## Begin
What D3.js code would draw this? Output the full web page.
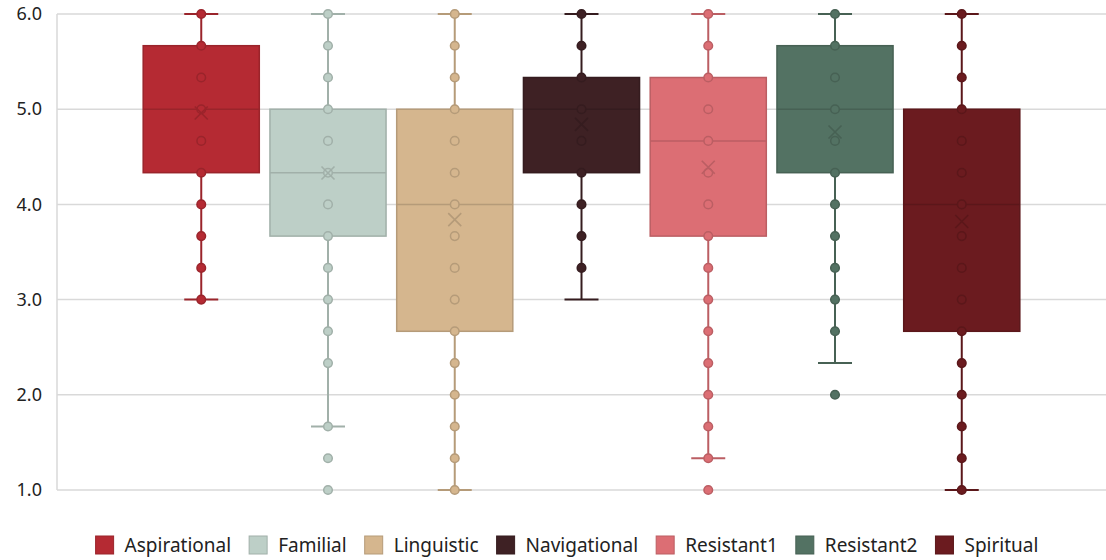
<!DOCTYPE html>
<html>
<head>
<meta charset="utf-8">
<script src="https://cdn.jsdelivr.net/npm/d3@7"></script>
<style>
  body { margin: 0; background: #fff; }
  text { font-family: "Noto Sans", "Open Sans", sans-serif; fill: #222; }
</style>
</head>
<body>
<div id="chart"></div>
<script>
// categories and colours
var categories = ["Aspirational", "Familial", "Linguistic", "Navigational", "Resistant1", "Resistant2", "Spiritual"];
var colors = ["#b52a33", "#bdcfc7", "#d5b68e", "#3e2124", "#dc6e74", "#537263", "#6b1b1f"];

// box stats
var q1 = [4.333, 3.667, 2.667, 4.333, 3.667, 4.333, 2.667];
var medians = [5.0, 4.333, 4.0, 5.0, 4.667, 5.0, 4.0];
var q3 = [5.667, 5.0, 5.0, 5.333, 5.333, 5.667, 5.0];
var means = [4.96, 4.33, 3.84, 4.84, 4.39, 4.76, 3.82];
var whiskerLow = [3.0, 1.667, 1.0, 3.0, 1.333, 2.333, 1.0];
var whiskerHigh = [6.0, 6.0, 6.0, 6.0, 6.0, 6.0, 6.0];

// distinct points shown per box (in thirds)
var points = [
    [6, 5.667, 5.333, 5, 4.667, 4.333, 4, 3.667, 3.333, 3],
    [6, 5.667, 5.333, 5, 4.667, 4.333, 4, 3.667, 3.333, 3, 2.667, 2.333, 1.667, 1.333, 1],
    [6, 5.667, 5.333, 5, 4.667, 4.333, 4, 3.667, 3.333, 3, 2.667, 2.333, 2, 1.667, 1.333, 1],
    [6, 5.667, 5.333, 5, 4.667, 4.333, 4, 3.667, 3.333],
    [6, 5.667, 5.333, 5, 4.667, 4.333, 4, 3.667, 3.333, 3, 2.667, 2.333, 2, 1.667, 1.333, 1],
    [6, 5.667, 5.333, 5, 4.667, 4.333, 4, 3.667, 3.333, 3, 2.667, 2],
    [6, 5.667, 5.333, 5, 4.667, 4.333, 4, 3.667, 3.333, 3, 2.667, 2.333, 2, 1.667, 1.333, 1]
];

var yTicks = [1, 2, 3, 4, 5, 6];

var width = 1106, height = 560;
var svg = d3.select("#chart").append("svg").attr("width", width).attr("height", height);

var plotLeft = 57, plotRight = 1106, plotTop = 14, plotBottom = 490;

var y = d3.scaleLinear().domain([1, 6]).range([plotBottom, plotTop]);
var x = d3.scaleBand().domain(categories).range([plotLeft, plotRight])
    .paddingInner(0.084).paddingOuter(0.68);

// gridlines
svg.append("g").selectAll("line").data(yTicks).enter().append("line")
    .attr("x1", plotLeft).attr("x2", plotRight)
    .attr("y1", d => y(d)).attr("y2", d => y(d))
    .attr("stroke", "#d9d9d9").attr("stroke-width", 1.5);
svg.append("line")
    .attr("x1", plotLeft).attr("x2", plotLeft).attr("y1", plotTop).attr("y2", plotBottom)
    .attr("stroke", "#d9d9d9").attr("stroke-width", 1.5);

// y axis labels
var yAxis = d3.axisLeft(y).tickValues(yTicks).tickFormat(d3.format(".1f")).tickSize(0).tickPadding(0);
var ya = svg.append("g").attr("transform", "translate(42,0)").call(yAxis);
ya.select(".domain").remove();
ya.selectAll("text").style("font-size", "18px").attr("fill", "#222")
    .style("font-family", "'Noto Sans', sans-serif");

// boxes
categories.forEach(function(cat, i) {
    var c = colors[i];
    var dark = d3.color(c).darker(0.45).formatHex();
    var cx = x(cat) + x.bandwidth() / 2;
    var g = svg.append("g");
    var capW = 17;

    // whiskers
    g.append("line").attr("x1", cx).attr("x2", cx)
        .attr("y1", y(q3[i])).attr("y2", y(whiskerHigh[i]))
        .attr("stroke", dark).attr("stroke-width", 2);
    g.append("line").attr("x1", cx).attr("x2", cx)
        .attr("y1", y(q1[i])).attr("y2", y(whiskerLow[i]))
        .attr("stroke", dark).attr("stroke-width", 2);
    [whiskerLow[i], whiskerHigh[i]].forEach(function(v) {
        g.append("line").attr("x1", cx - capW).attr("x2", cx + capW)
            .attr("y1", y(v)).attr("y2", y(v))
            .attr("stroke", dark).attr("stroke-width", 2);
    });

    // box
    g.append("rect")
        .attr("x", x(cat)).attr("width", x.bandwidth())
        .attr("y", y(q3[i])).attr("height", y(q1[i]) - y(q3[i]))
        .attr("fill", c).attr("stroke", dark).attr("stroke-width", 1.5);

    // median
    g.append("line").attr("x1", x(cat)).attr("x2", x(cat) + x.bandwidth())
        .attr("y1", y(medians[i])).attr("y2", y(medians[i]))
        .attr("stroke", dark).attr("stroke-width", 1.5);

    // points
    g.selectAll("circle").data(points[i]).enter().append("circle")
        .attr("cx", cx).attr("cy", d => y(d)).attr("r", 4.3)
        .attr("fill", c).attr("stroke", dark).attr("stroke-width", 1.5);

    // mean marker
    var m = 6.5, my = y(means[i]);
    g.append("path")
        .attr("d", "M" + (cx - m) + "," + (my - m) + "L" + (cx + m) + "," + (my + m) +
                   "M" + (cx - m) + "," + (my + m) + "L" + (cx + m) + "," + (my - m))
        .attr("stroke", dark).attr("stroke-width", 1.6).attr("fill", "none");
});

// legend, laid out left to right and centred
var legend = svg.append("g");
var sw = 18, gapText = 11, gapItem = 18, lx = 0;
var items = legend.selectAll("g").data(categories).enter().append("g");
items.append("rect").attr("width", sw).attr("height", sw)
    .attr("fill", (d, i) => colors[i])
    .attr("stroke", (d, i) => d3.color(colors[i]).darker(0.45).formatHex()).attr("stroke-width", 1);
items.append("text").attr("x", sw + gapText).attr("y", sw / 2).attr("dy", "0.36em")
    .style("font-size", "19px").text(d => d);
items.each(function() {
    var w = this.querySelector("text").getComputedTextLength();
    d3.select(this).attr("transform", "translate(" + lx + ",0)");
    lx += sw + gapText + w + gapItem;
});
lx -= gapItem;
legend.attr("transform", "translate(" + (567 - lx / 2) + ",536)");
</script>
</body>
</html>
## End
Write down every line from the opening of the listing to the line with "var whiskerHigh = [6.0, 6.0, 6.0, 6.0, 6.0, 6.0, 6.0];", both included, and nothing else; the pictures are omitted.

What D3.js code would draw this? Output the full web page.
<!DOCTYPE html>
<html>
<head>
<meta charset="utf-8">
<script src="https://cdn.jsdelivr.net/npm/d3@7"></script>
<style>
  body { margin: 0; background: #fff; }
  text { font-family: "Noto Sans", "Open Sans", sans-serif; fill: #222; }
</style>
</head>
<body>
<div id="chart"></div>
<script>
// categories and colours
var categories = ["Aspirational", "Familial", "Linguistic", "Navigational", "Resistant1", "Resistant2", "Spiritual"];
var colors = ["#b52a33", "#bdcfc7", "#d5b68e", "#3e2124", "#dc6e74", "#537263", "#6b1b1f"];

// box stats
var q1 = [4.333, 3.667, 2.667, 4.333, 3.667, 4.333, 2.667];
var medians = [5.0, 4.333, 4.0, 5.0, 4.667, 5.0, 4.0];
var q3 = [5.667, 5.0, 5.0, 5.333, 5.333, 5.667, 5.0];
var means = [4.96, 4.33, 3.84, 4.84, 4.39, 4.76, 3.82];
var whiskerLow = [3.0, 1.667, 1.0, 3.0, 1.333, 2.333, 1.0];
var whiskerHigh = [6.0, 6.0, 6.0, 6.0, 6.0, 6.0, 6.0];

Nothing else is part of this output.